We’re talking about it today, here, not because I particularly care about blood (as long as it stays on the inside), but maybe this long, detailed section has to do with much more than blood. (Just for knowing, the next 2 paragraphs owe in no small way to Rob Bell.)
First, blood was a way (a BIG way) to talk about life. Usually, if we had your blood on the inside, and not on the ground, you were alive. If not, you weren’t. So any talk about blood was really about life. The other understanding we would have, as readers of the Scriptures is that life is a sacred gift, not a random, senseless occurrence.
Leviticus is about living in a wholly intentional fashion, and Chapter 17 is no different. The blood is a vehicle to heighten our sensitivities to life & death. The people of the time – the people of any time – had a tendency to adopt a pretty cavalier attitude toward life. They/we take it too easily, willingly, as if it is theirs/ours to take. Leviticus is a proclamation, an absolutely revolutionary proclamation, that everything doesn’t exist for our mindless, unreflective consumption.

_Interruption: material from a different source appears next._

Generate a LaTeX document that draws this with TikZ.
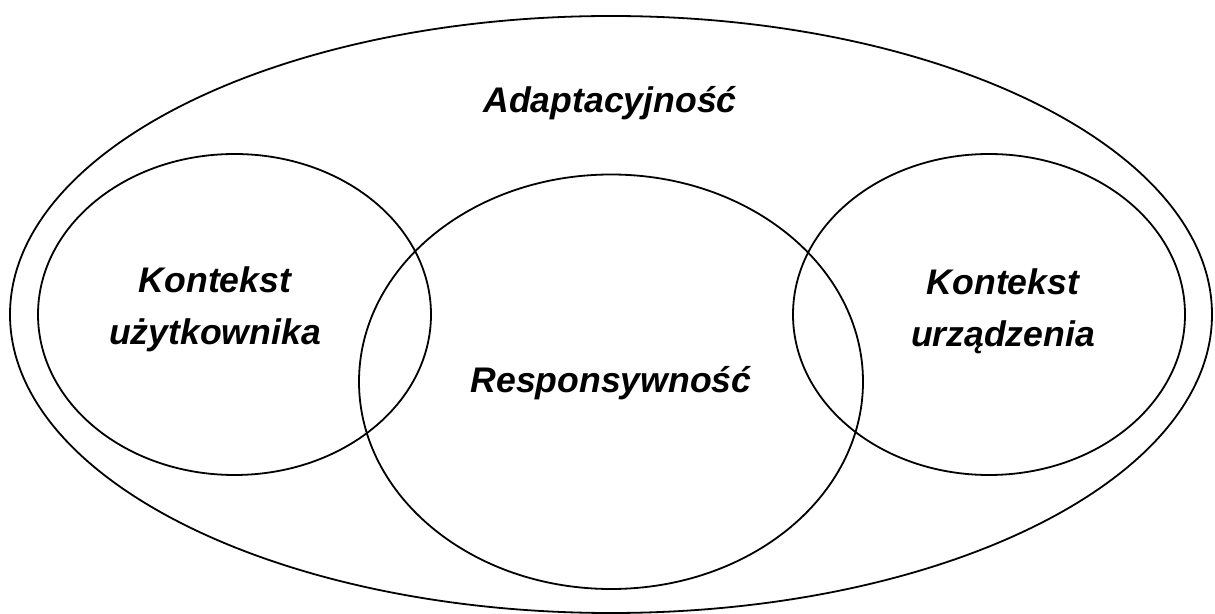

Maybe chapter 17 isn’t necessarily about blood at all. Maybe it’s about our relationship with each other, with our world, with all things. Chapter 18 is about sex, and there is an absolutely revolutionary proclamation there, too. In fact, it’s the same proclamation: Everything doesn’t exist for our mindless, unreflective consumption. So much of the Law concerns food, and our relationship with it, and includes an absolutely revolutionary proclamation, as well.
Life isn’t only about blood and breath, right? It’s relationships, sex, food, joy, mourning, brushing our teeth, music, pain, exercise, making tacos, laughter, art – and it’s all sacred. And we have a tendency to adopt a pretty cavalier attitude towards all of it.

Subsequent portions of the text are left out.